Short Answer
Definition of Gravity
Gravity is a fundamental force of nature that causes objects with mass to attract one another. It is the invisible force that keeps us grounded on Earth and orchestrates the movements of planets, stars, and galaxies throughout the cosmos. This force is essential in shaping the structure and behavior of the universe, influencing everything from the fall of an apple to the orbits of celestial bodies.
- Universal Attraction:
Every mass exerts a gravitational pull on every other mass, regardless of size or distance. - Dependence on Mass and Distance:
The strength of gravity depends on the amount of mass involved and the distance separating the objects.
Gravity on Earth Compared to Other Planets
Earth’s gravitational acceleration at its surface is approximately 9.8 meters per second squared (m/s²). This value is not arbitrary but results from Earth’s specific mass and radius, creating a gravitational pull that supports life as we know it. To understand Earth’s gravity in a broader context, it is insightful to compare it with the gravitational forces found on other planets within our solar system.
Gravity on Terrestrial Planets
Venus, Earth’s nearest neighbor in both size and proximity, has a surface gravity close to 8.87 m/s², about 90% of Earth’s gravity. Despite being slightly smaller and less massive-around 81.5% of Earth’s mass-Venus’s gravity is strong enough to retain a thick atmosphere, influencing its climate and potential for exploration.
Mars, in contrast, has a much weaker gravitational pull of about 3.71 m/s², roughly 38% of Earth’s gravity. This reduced gravity significantly impacts human physiology, potentially causing muscle weakening and bone density loss over time.
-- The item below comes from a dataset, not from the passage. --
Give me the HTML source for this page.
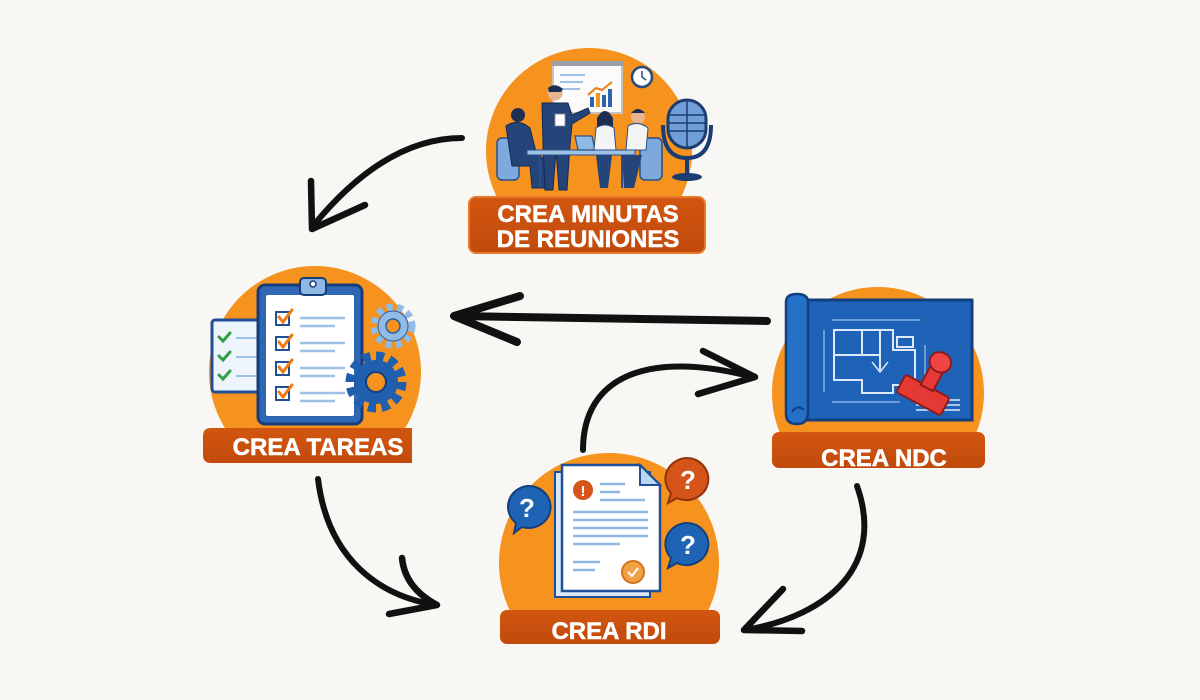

Mars’s low gravity also contributes to its thin atmosphere, making the environment more hostile compared to Earth.
Gravity on Gas Giants
At the opposite end of the spectrum are the gas giants, such as Jupiter and Saturn. Jupiter’s surface gravity is approximately 24.79 m/s², more than two and a half times that of Earth. This immense gravitational force results from Jupiter’s massive size and density, creating an environment vastly different from terrestrial planets. Saturn’s gravity, while less intense at 10.44 m/s², still exceeds Earth’s, highlighting the wide range of gravitational strengths across the solar system.
How Gravity Functions: The Underlying Principles
Gravity operates according to Newton’s Law of Universal Gravitation, which states that every two masses attract each other with a force proportional to the product of their masses and inversely proportional to the square of the distance between their centers. This relationship explains why larger and denser planets exert stronger gravitational pulls, while increased distance weakens the force.
Newton’s Law of Universal Gravitation
The gravitational force (F) between two objects is given by the formula:
F = G × (m₁ × m₂) / r²
- F: Gravitational force between the objects
- G: Gravitational constant (6.674 × 10⁻¹¹ N·m²/kg²)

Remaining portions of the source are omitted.